■ Supplied material ■
⁂
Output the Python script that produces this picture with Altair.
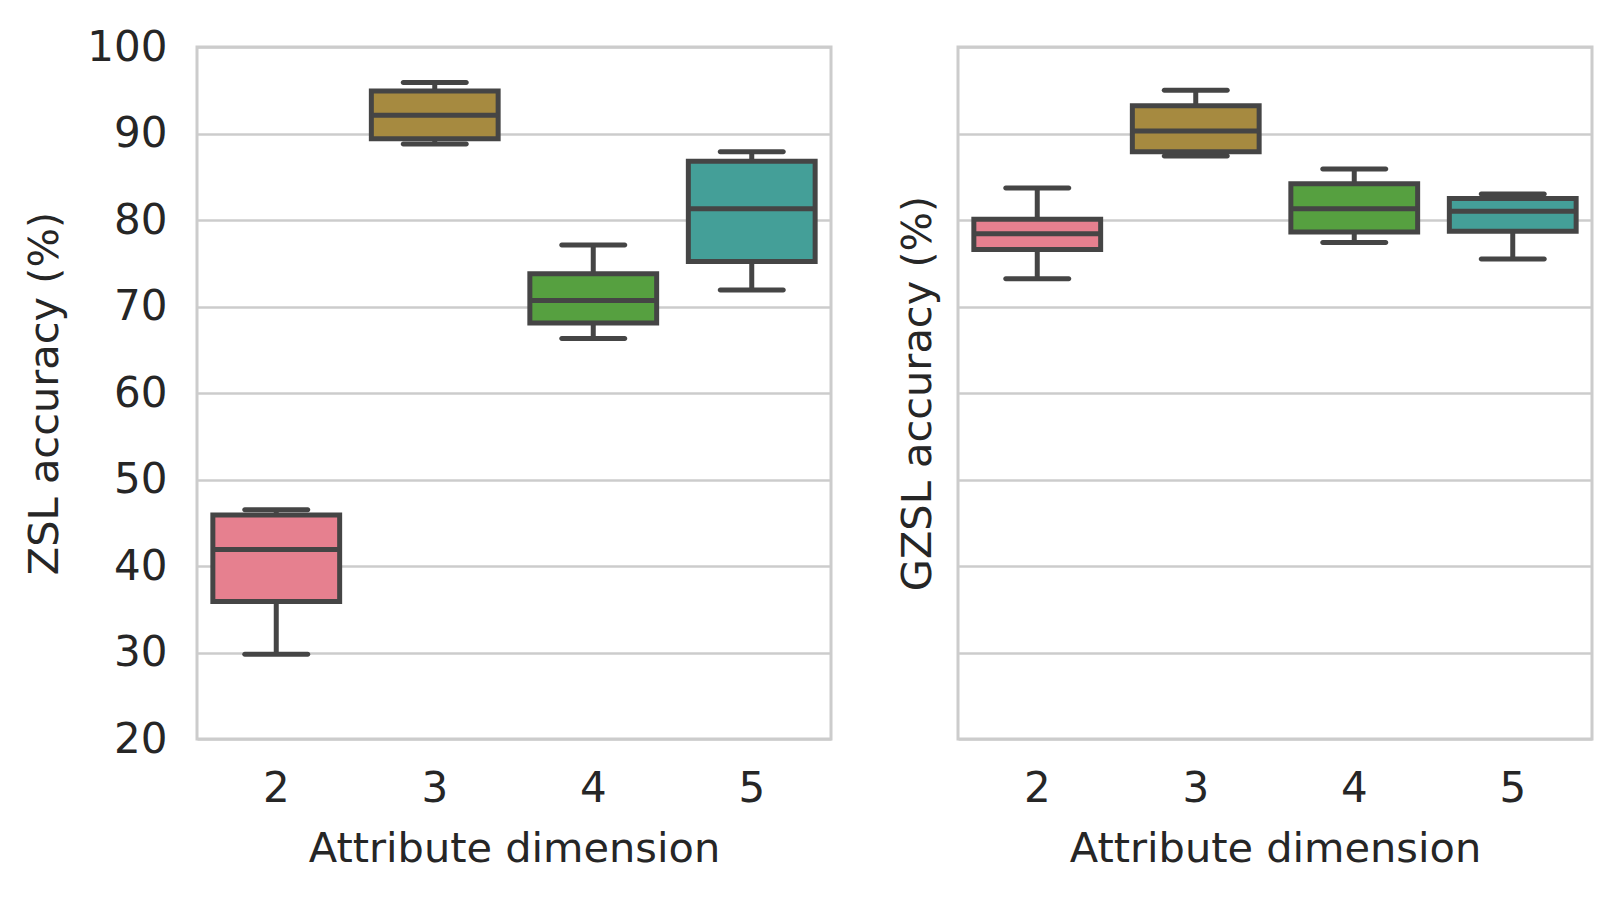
import altair as alt
import pandas as pd

dims = ["2", "3", "4", "5"]
colors = ["#e6808f", "#a68a40", "#56a040", "#449f98"]

zsl_min = [29.8, 88.8, 66.3, 71.9]
zsl_q1 = [35.9, 89.4, 68.1, 75.2]
zsl_med = [41.9, 92.1, 70.7, 81.3]
zsl_q3 = [45.9, 94.9, 73.8, 86.8]
zsl_max = [46.5, 95.9, 77.1, 87.9]

gzsl_min = [73.2, 87.4, 77.4, 75.5]
gzsl_q1 = [76.6, 87.9, 78.6, 78.7]
gzsl_med = [78.4, 90.3, 81.3, 81.0]
gzsl_q3 = [80.1, 93.2, 84.2, 82.5]
gzsl_max = [83.7, 95.0, 85.9, 83.0]

y_ticks = [20, 30, 40, 50, 60, 70, 80, 90, 100]

FONT = "DejaVu Sans"
TXT = "#262626"
LINE = "#454545"
W, H = 634, 692


def panel(mins, q1s, meds, q3s, maxs, ytitle, show_labels, title_pad):
    df = pd.DataFrame({"dim": dims, "lo": mins, "q1": q1s, "med": meds,
                       "q3": q3s, "hi": maxs})
    x = alt.X("dim:O", sort=dims, title="Attribute dimension",
              scale=alt.Scale(paddingInner=0, paddingOuter=0),
              axis=alt.Axis(labelAngle=0, ticks=False, domain=False, grid=False,
                            labelPadding=29, titlePadding=19,
                            labelFontSize=42, titleFontSize=41.5,
                            labelFont=FONT, titleFont=FONT,
                            labelColor=TXT, titleColor=TXT,
                            titleFontWeight="normal"))
    yscale = alt.Scale(domain=[20, 100], nice=False, zero=False)
    yaxis = alt.Axis(values=y_ticks, ticks=False, domain=False, grid=True,
                     gridColor="#cccccc", gridWidth=2.4,
                     labels=show_labels, labelPadding=30,
                     titlePadding=title_pad,
                     labelFontSize=42, titleFontSize=41.5,
                     labelFont=FONT, titleFont=FONT,
                     labelColor=TXT, titleColor=TXT,
                     titleFontWeight="normal")
    base = alt.Chart(df).encode(x=x)
    whisk = base.mark_rule(color=LINE, strokeWidth=5).encode(
        y=alt.Y("lo:Q", scale=yscale, axis=yaxis, title=ytitle), y2="hi:Q")
    caps_lo = base.mark_tick(color=LINE, size=68, thickness=5, cornerRadius=2.5,
                             opacity=1).encode(y=alt.Y("lo:Q"))
    caps_hi = base.mark_tick(color=LINE, size=68, thickness=5, cornerRadius=2.5,
                             opacity=1).encode(y=alt.Y("hi:Q"))
    box = base.mark_bar(width={"band": 0.8}, stroke=LINE, strokeWidth=5,
                        opacity=1).encode(
        y=alt.Y("q1:Q"), y2="q3:Q",
        color=alt.Color("dim:N", scale=alt.Scale(domain=dims, range=colors),
                        legend=None))
    med = base.mark_tick(color=LINE, size=127, thickness=5, opacity=1).encode(
        y=alt.Y("med:Q"))
    return alt.layer(whisk, caps_lo, caps_hi, box, med).properties(width=W, height=H)


left = panel(zsl_min, zsl_q1, zsl_med, zsl_q3, zsl_max, "ZSL accuracy (%)", True, 20)
right = panel(gzsl_min, gzsl_q1, gzsl_med, gzsl_q3, gzsl_max, "GZSL accuracy (%)", False, 19)

chart = alt.hconcat(left, right, spacing=62).configure_view(
    stroke="#cccccc", strokeWidth=3
).properties(
    padding={"left": 15, "top": 16, "right": 5, "bottom": 5},
    background="white"
)

chart.save("out.html", embed_options={"renderer": "svg", "actions": False})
⁂
■ Request ■
In the data above, please extract the lines from the first one through the line with "W, H = 634, 692", exactly, and keep pictures out.

■ Response below ■
Output the Python script that produces this picture with Altair.
import altair as alt
import pandas as pd

dims = ["2", "3", "4", "5"]
colors = ["#e6808f", "#a68a40", "#56a040", "#449f98"]

zsl_min = [29.8, 88.8, 66.3, 71.9]
zsl_q1 = [35.9, 89.4, 68.1, 75.2]
zsl_med = [41.9, 92.1, 70.7, 81.3]
zsl_q3 = [45.9, 94.9, 73.8, 86.8]
zsl_max = [46.5, 95.9, 77.1, 87.9]

gzsl_min = [73.2, 87.4, 77.4, 75.5]
gzsl_q1 = [76.6, 87.9, 78.6, 78.7]
gzsl_med = [78.4, 90.3, 81.3, 81.0]
gzsl_q3 = [80.1, 93.2, 84.2, 82.5]
gzsl_max = [83.7, 95.0, 85.9, 83.0]

y_ticks = [20, 30, 40, 50, 60, 70, 80, 90, 100]

FONT = "DejaVu Sans"
TXT = "#262626"
LINE = "#454545"
W, H = 634, 692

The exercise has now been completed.